Copy each line of the records that contains the word "script".

## START

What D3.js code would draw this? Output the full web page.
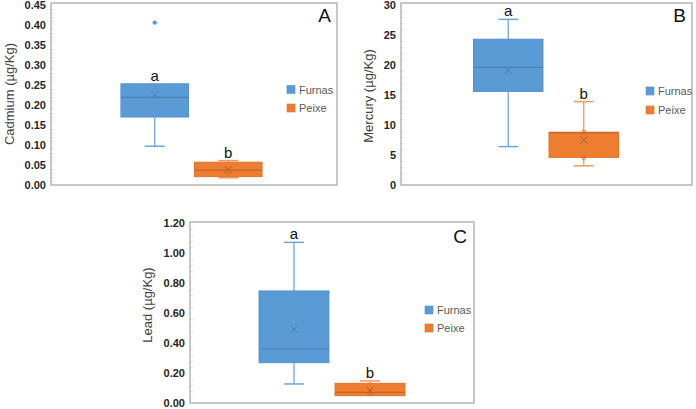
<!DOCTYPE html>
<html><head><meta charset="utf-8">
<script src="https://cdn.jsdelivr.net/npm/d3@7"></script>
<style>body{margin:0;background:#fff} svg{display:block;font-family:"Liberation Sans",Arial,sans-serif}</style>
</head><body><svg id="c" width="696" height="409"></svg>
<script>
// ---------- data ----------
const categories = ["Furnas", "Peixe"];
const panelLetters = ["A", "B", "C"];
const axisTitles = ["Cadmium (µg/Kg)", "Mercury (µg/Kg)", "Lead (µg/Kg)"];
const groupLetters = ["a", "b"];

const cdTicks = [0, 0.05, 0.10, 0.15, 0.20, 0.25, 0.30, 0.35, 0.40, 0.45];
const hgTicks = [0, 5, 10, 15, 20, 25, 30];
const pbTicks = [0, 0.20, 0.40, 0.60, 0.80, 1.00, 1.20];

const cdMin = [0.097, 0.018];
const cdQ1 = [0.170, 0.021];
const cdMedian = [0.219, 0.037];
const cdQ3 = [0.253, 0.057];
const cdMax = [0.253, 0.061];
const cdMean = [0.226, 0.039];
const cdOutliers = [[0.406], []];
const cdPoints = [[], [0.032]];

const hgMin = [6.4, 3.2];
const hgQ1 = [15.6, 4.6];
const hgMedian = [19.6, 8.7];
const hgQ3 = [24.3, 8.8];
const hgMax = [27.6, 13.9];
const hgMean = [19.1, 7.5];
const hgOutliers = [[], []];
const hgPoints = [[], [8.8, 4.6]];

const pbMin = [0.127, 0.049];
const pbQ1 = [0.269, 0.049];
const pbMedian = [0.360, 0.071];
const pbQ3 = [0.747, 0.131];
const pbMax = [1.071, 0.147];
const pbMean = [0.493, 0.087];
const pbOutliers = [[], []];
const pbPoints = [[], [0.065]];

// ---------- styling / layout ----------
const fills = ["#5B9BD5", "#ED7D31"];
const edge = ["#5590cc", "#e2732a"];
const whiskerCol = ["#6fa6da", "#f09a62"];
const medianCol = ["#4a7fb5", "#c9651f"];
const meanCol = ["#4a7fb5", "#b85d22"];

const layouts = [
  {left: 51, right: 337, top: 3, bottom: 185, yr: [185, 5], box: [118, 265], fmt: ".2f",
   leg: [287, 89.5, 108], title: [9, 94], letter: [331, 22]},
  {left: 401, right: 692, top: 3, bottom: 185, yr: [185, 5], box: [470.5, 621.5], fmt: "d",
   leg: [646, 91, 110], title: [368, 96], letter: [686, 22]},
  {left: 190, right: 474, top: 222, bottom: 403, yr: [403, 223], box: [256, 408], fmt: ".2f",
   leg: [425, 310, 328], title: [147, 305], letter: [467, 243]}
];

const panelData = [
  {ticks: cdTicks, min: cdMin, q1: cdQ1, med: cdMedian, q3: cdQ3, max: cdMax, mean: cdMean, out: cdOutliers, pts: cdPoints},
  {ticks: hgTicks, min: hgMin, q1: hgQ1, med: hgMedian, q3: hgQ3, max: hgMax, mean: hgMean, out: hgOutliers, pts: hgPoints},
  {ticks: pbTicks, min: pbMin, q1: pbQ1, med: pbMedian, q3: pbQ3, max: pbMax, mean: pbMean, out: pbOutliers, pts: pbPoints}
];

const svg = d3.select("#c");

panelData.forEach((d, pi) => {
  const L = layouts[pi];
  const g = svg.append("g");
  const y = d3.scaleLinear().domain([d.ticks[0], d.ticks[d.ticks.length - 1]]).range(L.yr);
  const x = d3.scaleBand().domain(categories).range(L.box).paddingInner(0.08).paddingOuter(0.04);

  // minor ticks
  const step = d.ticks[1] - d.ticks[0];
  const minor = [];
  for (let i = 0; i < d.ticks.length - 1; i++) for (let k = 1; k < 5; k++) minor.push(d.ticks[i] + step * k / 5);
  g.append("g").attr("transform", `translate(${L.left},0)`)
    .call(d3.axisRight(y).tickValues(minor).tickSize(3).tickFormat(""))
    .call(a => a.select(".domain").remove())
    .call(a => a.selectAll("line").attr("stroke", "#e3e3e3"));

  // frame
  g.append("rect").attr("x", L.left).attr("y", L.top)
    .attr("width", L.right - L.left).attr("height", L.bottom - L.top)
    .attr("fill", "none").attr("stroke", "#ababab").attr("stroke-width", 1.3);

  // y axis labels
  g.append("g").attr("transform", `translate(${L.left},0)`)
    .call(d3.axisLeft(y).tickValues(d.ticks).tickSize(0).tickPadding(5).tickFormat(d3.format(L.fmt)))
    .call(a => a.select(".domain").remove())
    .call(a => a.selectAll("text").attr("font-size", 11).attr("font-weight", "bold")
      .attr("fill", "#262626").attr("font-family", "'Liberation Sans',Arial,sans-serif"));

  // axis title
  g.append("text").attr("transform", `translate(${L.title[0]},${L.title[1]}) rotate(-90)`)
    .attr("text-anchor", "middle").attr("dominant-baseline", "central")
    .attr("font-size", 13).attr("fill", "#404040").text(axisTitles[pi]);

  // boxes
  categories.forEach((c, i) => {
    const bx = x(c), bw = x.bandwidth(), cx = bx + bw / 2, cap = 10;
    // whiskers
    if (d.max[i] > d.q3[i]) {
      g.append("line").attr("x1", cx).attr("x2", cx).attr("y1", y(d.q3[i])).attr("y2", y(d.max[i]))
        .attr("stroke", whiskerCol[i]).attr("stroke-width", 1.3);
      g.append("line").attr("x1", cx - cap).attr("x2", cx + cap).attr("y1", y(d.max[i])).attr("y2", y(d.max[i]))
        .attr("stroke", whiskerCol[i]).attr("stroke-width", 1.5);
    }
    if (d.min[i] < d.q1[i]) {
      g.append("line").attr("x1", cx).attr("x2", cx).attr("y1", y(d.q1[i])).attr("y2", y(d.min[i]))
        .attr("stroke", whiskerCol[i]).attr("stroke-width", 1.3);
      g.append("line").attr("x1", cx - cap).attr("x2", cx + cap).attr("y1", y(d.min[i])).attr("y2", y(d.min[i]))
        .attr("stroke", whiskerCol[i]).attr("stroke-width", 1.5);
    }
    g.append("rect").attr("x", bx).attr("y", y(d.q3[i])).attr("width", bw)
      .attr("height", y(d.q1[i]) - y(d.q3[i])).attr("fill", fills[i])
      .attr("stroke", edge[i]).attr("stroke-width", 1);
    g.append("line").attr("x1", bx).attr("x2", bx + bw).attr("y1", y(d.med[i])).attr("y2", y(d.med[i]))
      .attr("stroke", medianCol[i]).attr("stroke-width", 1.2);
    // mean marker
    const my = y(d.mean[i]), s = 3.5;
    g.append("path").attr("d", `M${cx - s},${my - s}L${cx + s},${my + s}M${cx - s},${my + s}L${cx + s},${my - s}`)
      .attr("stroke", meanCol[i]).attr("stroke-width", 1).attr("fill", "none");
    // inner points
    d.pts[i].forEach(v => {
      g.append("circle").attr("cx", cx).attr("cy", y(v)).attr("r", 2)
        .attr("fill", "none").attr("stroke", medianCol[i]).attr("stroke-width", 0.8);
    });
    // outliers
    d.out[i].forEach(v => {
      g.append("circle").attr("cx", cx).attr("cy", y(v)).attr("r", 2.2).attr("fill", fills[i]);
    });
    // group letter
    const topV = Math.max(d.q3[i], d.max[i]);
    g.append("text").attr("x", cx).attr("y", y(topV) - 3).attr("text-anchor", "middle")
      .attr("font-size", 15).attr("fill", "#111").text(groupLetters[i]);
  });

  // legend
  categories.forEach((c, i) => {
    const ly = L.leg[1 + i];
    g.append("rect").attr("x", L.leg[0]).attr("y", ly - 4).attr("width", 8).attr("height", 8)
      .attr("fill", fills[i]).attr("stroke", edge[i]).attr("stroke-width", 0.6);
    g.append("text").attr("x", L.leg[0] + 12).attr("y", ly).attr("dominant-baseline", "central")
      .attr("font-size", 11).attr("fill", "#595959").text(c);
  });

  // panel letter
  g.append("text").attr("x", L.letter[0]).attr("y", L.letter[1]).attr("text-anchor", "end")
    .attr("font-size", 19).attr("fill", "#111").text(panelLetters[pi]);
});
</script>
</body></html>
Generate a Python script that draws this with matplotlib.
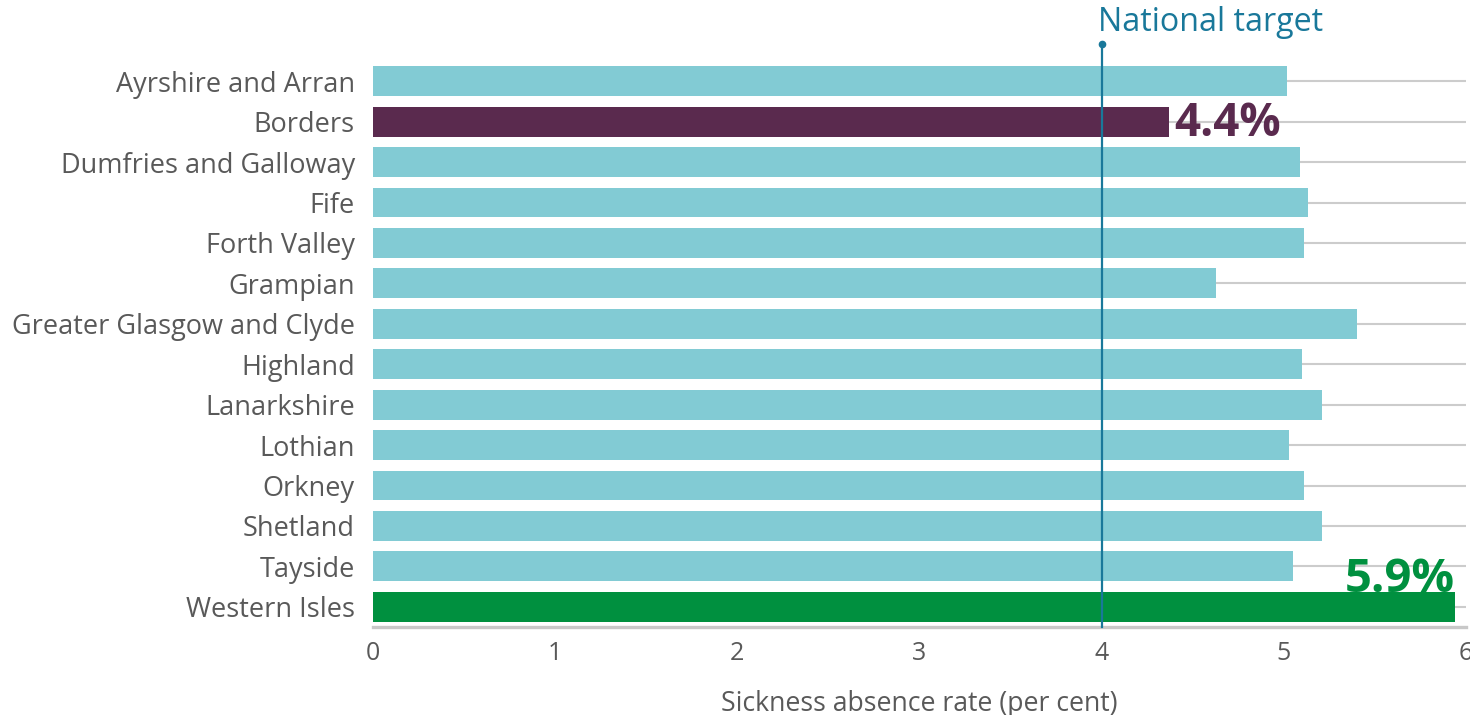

## END

**TASK RESPONSE**
<script src="https://cdn.jsdelivr.net/npm/d3@7"></script>
<script>
</script>
Generate a Python script that draws this with matplotlib.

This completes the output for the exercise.